* [YOUR TASK]:
Copy out the records precisely, omitting pictures.

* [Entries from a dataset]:
-*-

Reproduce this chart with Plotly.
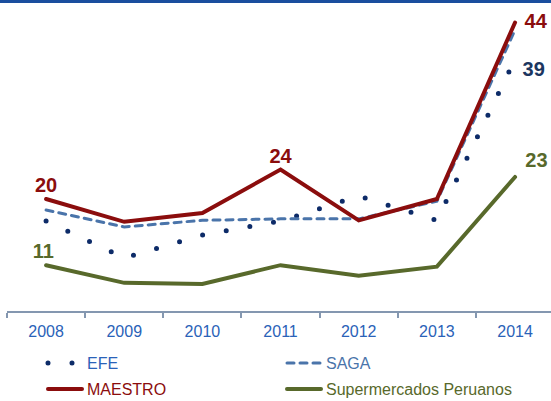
import plotly.graph_objects as go

years = ['2008', '2009', '2010', '2011', '2012', '2013', '2014']
efe = [17, 12, 15.1, 17, 20.4, 17.1, 39]
saga = [18.5, 16.2, 17.1, 17.3, 17.3, 19.7, 43]
maestro = [20, 16.9, 18.1, 24, 17.1, 20, 44]
supermercados = [11, 8.6, 8.45, 11, 9.55, 10.8, 23]

W, H = 551, 401
ML, MR, MT, MB = 7, 0, 10, 90
PW, PH = W - ML - MR, H - MT - MB


def px2x(p):
    return (p - ML) / PW


def py2y(p):
    return (H - MB - p) / PH


C_EFE = '#0D2B68'
C_SAGA = '#4A74AA'
C_MAE = '#8B0D0D'
C_SUP = '#58692B'
C_TICK = '#2A62B8'
C_LBL39 = '#1C3660'
FONT = 'Arial, Liberation Sans, sans-serif'
NB = '\u00a0'

fig = go.Figure()
fig.add_trace(go.Scatter(x=years, y=efe, mode='lines', name=f'<span style="color:{C_TICK}">EFE</span>',
                         line=dict(color=C_EFE, width=5, dash='0px,24px'), legend='legend'))
fig.add_trace(go.Scatter(x=years, y=saga, mode='lines', name=f'<span style="color:{C_SAGA}">SAGA</span>',
                         line=dict(color=C_SAGA, width=3, dash='7px,6px'), legend='legend'))
fig.add_trace(go.Scatter(x=years, y=supermercados, mode='lines',
                         name=f'<span style="color:{C_SUP}">Supermercados Peruanos</span>',
                         line=dict(color=C_SUP, width=4), legend='legend2', legendrank=2))
fig.add_trace(go.Scatter(x=years, y=maestro, mode='lines', name=f'<span style="color:{C_MAE}">MAESTRO</span>',
                         line=dict(color=C_MAE, width=4), legend='legend2', legendrank=1))

# value labels drawn as text points:
# (series, index, colour, text position, marker size, template)
labels = [
    (maestro, 0, C_MAE, 'top center', 1.6, '<b>{}</b>'),
    (maestro, 3, C_MAE, 'top center', 1.6, '<b>{}</b>'),
    (maestro, 6, C_MAE, 'middle right', 4.8, NB + '<b>{}</b>'),
    (supermercados, 0, C_SUP, 'top center', 1.6, '<b>{}</b>' + NB),
    (supermercados, 6, C_SUP, 'top right', 0, NB + '<b>{}</b>'),
    (efe, 6, C_LBL39, 'bottom right', 1.6, NB + '<b>{}</b>'),
]
for series, i, col, pos, msize, tpl in labels:
    fig.add_trace(go.Scatter(
        x=[years[i]], y=[series[i]], mode='markers+text',
        text=[tpl.format(f'{series[i]:g}')], textposition=pos,
        textfont=dict(family=FONT, size=20, color=col),
        marker=dict(size=msize, opacity=0, color=col),
        showlegend=False, hoverinfo='skip', cliponaxis=False))

fig.add_shape(type='rect', xref='paper', yref='paper', x0=-0.05, x1=1.05,
              y0=py2y(3), y1=py2y(-1), fillcolor='#1A4E9E', line=dict(width=0), layer='above')

leg_common = dict(orientation='h', xanchor='left', yanchor='top', entrywidth=190, itemwidth=34,
                  font=dict(family=FONT, size=16), bgcolor='rgba(0,0,0,0)')
fig.update_layout(
    width=W, height=H, margin=dict(l=ML, r=MR, t=MT, b=MB, autoexpand=False),
    paper_bgcolor='white', plot_bgcolor='white',
    font=dict(family=FONT, size=16),
    xaxis=dict(type='category', categoryorder='array', categoryarray=years, range=[-0.5, 6.46],
               showline=True, linecolor='#8497B0', linewidth=2, ticks='outside', tickson='boundaries',
               ticklen=5, tickwidth=1.5, tickcolor='#8497B0', showgrid=False, zeroline=False,
               automargin=False, ticklabelstandoff=5,
               tickfont=dict(family=FONT, size=16, color=C_TICK)),
    yaxis=dict(range=[4.77, 45.7], showticklabels=False, ticks='', showline=False,
               showgrid=False, zeroline=False, automargin=False),
    legend=dict(x=px2x(43), y=py2y(346), **leg_common),
    legend2=dict(x=px2x(43), y=py2y(372), **leg_common),
    showlegend=True,
)

post = """
var s=document.createElement('style');
s.textContent='html,body{margin:0;padding:0;} path.js-line{stroke-linecap:round;}';
document.head.appendChild(s);
"""
fig.write_html('out.html', post_script=post, config={'displayModeBar': False})
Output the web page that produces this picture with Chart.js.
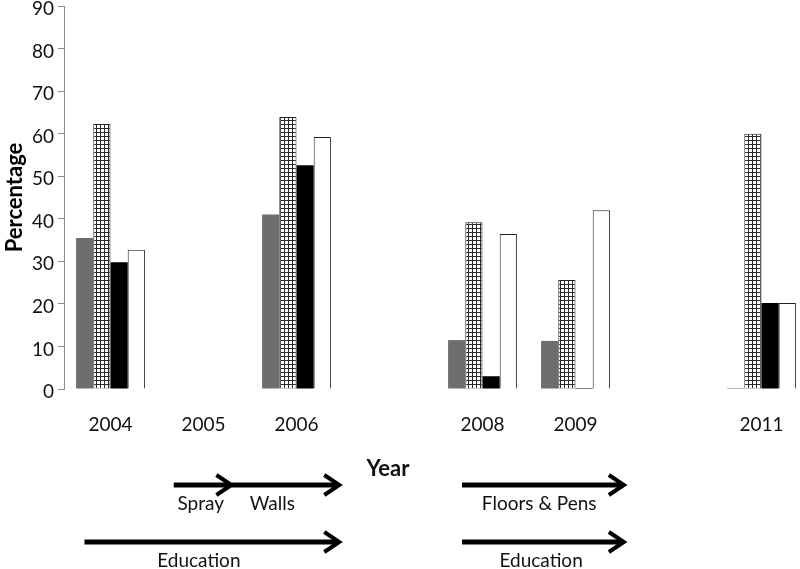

-*-

* [WRITTEN REPLY]:
Reproduce this chart with Plotly.
import plotly.graph_objects as go

years = ['2008', '2009', '2010', '2011', '2012', '2013', '2014']
efe = [17, 12, 15.1, 17, 20.4, 17.1, 39]
saga = [18.5, 16.2, 17.1, 17.3, 17.3, 19.7, 43]
maestro = [20, 16.9, 18.1, 24, 17.1, 20, 44]
supermercados = [11, 8.6, 8.45, 11, 9.55, 10.8, 23]

W, H = 551, 401
ML, MR, MT, MB = 7, 0, 10, 90
PW, PH = W - ML - MR, H - MT - MB


def px2x(p):
    return (p - ML) / PW


def py2y(p):
    return (H - MB - p) / PH


C_EFE = '#0D2B68'
C_SAGA = '#4A74AA'
C_MAE = '#8B0D0D'
C_SUP = '#58692B'
C_TICK = '#2A62B8'
C_LBL39 = '#1C3660'
FONT = 'Arial, Liberation Sans, sans-serif'
NB = '\u00a0'

fig = go.Figure()
fig.add_trace(go.Scatter(x=years, y=efe, mode='lines', name=f'<span style="color:{C_TICK}">EFE</span>',
                         line=dict(color=C_EFE, width=5, dash='0px,24px'), legend='legend'))
fig.add_trace(go.Scatter(x=years, y=saga, mode='lines', name=f'<span style="color:{C_SAGA}">SAGA</span>',
                         line=dict(color=C_SAGA, width=3, dash='7px,6px'), legend='legend'))
fig.add_trace(go.Scatter(x=years, y=supermercados, mode='lines',
                         name=f'<span style="color:{C_SUP}">Supermercados Peruanos</span>',
                         line=dict(color=C_SUP, width=4), legend='legend2', legendrank=2))
fig.add_trace(go.Scatter(x=years, y=maestro, mode='lines', name=f'<span style="color:{C_MAE}">MAESTRO</span>',
                         line=dict(color=C_MAE, width=4), legend='legend2', legendrank=1))

# value labels drawn as text points:
# (series, index, colour, text position, marker size, template)
labels = [
    (maestro, 0, C_MAE, 'top center', 1.6, '<b>{}</b>'),
    (maestro, 3, C_MAE, 'top center', 1.6, '<b>{}</b>'),
    (maestro, 6, C_MAE, 'middle right', 4.8, NB + '<b>{}</b>'),
    (supermercados, 0, C_SUP, 'top center', 1.6, '<b>{}</b>' + NB),
    (supermercados, 6, C_SUP, 'top right', 0, NB + '<b>{}</b>'),
    (efe, 6, C_LBL39, 'bottom right', 1.6, NB + '<b>{}</b>'),
]
for series, i, col, pos, msize, tpl in labels:
    fig.add_trace(go.Scatter(
        x=[years[i]], y=[series[i]], mode='markers+text',
        text=[tpl.format(f'{series[i]:g}')], textposition=pos,
        textfont=dict(family=FONT, size=20, color=col),
        marker=dict(size=msize, opacity=0, color=col),
        showlegend=False, hoverinfo='skip', cliponaxis=False))

fig.add_shape(type='rect', xref='paper', yref='paper', x0=-0.05, x1=1.05,
              y0=py2y(3), y1=py2y(-1), fillcolor='#1A4E9E', line=dict(width=0), layer='above')

leg_common = dict(orientation='h', xanchor='left', yanchor='top', entrywidth=190, itemwidth=34,
                  font=dict(family=FONT, size=16), bgcolor='rgba(0,0,0,0)')
fig.update_layout(
    width=W, height=H, margin=dict(l=ML, r=MR, t=MT, b=MB, autoexpand=False),
    paper_bgcolor='white', plot_bgcolor='white',
    font=dict(family=FONT, size=16),
    xaxis=dict(type='category', categoryorder='array', categoryarray=years, range=[-0.5, 6.46],
               showline=True, linecolor='#8497B0', linewidth=2, ticks='outside', tickson='boundaries',
               ticklen=5, tickwidth=1.5, tickcolor='#8497B0', showgrid=False, zeroline=False,
               automargin=False, ticklabelstandoff=5,
               tickfont=dict(family=FONT, size=16, color=C_TICK)),
    yaxis=dict(range=[4.77, 45.7], showticklabels=False, ticks='', showline=False,
               showgrid=False, zeroline=False, automargin=False),
    legend=dict(x=px2x(43), y=py2y(346), **leg_common),
    legend2=dict(x=px2x(43), y=py2y(372), **leg_common),
    showlegend=True,
)

post = """
var s=document.createElement('style');
s.textContent='html,body{margin:0;padding:0;} path.js-line{stroke-linecap:round;}';
document.head.appendChild(s);
"""
fig.write_html('out.html', post_script=post, config={'displayModeBar': False})
Output the web page that produces this picture with Chart.js.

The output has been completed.